To make matters worse, ERCOT shut down power at natural gas substations in the Permian, leading to further shortages.
Isaac said what led to the February winter blackouts was ERCOT waiting “too long to initiate conservation measures to meet increased demand” as temperatures dropped, and Texas’ over-reliance on unreliable green energy. This over-reliance was fueled by taxpayers’ money in the form of “massive subsidies,” with state officials forcing Texas taxpayers to pay out an average of $1.5 billion a year. Isaac believed that if the Texas Legislature had not given these handouts in the first place, the story “would have been different.”
Bill Peacock, policy director at the Energy Alliance, also believes taxpayer-backed subsidies to unreliable green energy was a “likely primary” cause of the blackouts, corralling investment away from reliable energy.
Isaac and Peacock define reliable energy as gas, clean coal, and nuclear energy, and both Isaac and Peacock agreed the Legislature should end all subsidies for unreliable green energy.

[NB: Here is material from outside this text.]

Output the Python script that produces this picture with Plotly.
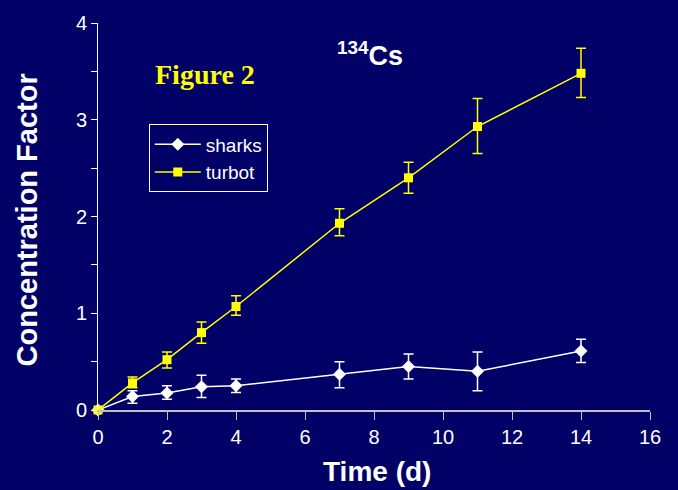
import plotly.graph_objects as go

days = [0, 1, 2, 3, 4, 7, 9, 11, 14]
sharks = [0, 0.14, 0.175, 0.24, 0.25, 0.37, 0.45, 0.40, 0.61]
sharks_err_up = [0, 0.06, 0.075, 0.12, 0.07, 0.13, 0.13, 0.20, 0.12]
sharks_err_dn = [0, 0.07, 0.065, 0.11, 0.07, 0.14, 0.13, 0.20, 0.12]
turbot = [0, 0.28, 0.52, 0.80, 1.07, 1.93, 2.40, 2.93, 3.48]
turbot_err_up = [0, 0.06, 0.08, 0.11, 0.11, 0.15, 0.16, 0.29, 0.26]
turbot_err_dn = [0, 0.05, 0.085, 0.11, 0.09, 0.13, 0.16, 0.28, 0.25]
x_ticks = [0, 2, 4, 6, 8, 10, 12, 14, 16]
y_ticks = [0, 1, 2, 3, 4]

BG = "#000066"
YEL = "#FFFF00"

fig = go.Figure()
fig.add_trace(go.Scatter(
    x=days, y=sharks, name="sharks", mode="lines+markers",
    line=dict(color="white", width=1.5),
    marker=dict(symbol="diamond", size=10, color="white"),
    error_y=dict(type="data", array=sharks_err_up, arrayminus=sharks_err_dn,
                 color="white", thickness=1.5, width=5),
    cliponaxis=False,
))
fig.add_trace(go.Scatter(
    x=days, y=turbot, name="turbot", mode="lines+markers",
    line=dict(color=YEL, width=1.5),
    marker=dict(symbol="square", size=9, color=YEL),
    error_y=dict(type="data", array=turbot_err_up, arrayminus=turbot_err_dn,
                 color=YEL, thickness=1.5, width=5),
    cliponaxis=False,
))

fig.update_layout(
    width=678, height=490,
    paper_bgcolor=BG, plot_bgcolor=BG,
    margin=dict(l=98, r=28, t=21, b=80),
    font=dict(family="Liberation Sans, Arial", color="white", size=20),
    showlegend=True,
    legend=dict(
        x=0.092, y=0.738, xanchor="left", yanchor="top",
        bgcolor=BG, bordercolor="white", borderwidth=1,
        font=dict(size=19, color="white"),
        tracegroupgap=0, itemwidth=46,
    ),
    xaxis=dict(
        range=[0, 16], tickvals=x_ticks,
        showgrid=False, zeroline=False,
        showline=True, linecolor="#c0c0c0", linewidth=2,
        ticks="outside", ticklen=8, tickcolor="#c0c0c0", tickwidth=1,
        tickfont=dict(size=20, color="white"),
    ),
    yaxis=dict(
        range=[0, 4], tickvals=y_ticks,
        showgrid=False, zeroline=False,
        showline=True, linecolor="white", linewidth=1,
        ticks="outside", ticklen=6, tickcolor="white", tickwidth=1,
        minor=dict(tickvals=[0.5, 1.5, 2.5, 3.5], ticks="outside", ticklen=6, tickcolor="white"),
        tickfont=dict(size=20, color="white"),
    ),
    annotations=[
        dict(text="<b>Figure 2</b>", xref="paper", yref="paper", x=0.0996, y=0.866,
             xanchor="left", yanchor="middle", showarrow=False,
             font=dict(family="Liberation Serif, Times New Roman", size=28, color=YEL)),
        dict(text="<b><sup>134</sup>Cs</b>", xref="paper", yref="paper", x=0.493, y=0.92,
             xanchor="center", yanchor="middle", showarrow=False,
             font=dict(size=27, color="white")),
        dict(text="<b>Time (d)</b>", xref="paper", yref="paper", x=0.506, y=-0.16,
             xanchor="center", yanchor="middle", showarrow=False,
             font=dict(size=28, color="white")),
        dict(text="<b>Concentration Factor</b>", xref="paper", yref="paper", x=-0.1295, y=0.491,
             xanchor="center", yanchor="middle", showarrow=False, textangle=-90,
             font=dict(size=29, color="white")),
    ],
)

fig.write_html(
    "out.html",
    config={"displayModeBar": False},
    post_script="document.body.style.margin='0';document.body.style.background='#000066';",
)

Isaac added the Legislature should “develop a market-based plan to require all electric generators to guarantee a certain amount of ‘dispatchable,’ or readily available, power to the grid at all times.” Peacock argued for less state intervention in Texas’ electric market, while requiring wind and solar operators to “bear the costs their intermittency imposes” on Texas’ power grid.
The Texas Legislature’s Response to the Winter Blackouts
As far as the state Legislature’s actions during the regular session this year, Peacock and Isaac had differing views.
“The Legislature did absolutely nothing to address renewable energy subsidies,” Peacock said.
Isaac disagreed, noting the Legislature didn’t extend beyond next December Chapter 313 of the Texas Tax Abatement Code, which he said was “a huge, huge victory for property taxpayers in the state of Texas.”
Chapter 313 allows school districts to offer large tax breaks for 10 years to renewable energy and other businesses, tax breaks that come at no loss to the school districts. The state supplements the lost revenue to the districts from sales taxes and other state-collected taxes.
Peacock felt it was too early to declare victory, pointing out the Legislature could revive Chapter 313 in 2023, or in a special session if Gov. Greg Abbott puts it on the agenda.
A June opinion piece published by Forbes in June attacked Abbott for claiming Texas’ power grid was “better today than it’s ever been” after the regular session of the Texas Legislature ended. The piece also identified remaining vulnerabilities in the grid.
“Nothing physically has changed, and [the grid] continues to show regular signs of growing instability,” wrote the author, David Blackmon.
Abbott responded by issuing four directives to ERCOT, but he didn’t put energy security on the Legislature’s to-do list in the first, second, or third special sessions.
In addition to over-reliance on unreliable green energy, there is another threat to Texans’ energy security: American utility companies importing Chinese transformers. It was revealed in September that a number of electric transformers imported from communist China contain hardware backdoors that could allow Chinese agents to manipulate them remotely. The federal government seized such a transformer in the Port of Houston in 2018.
While Texas suffered no further statewide blackouts in 2021, time will tell if state officials have done enough to ensure our energy security.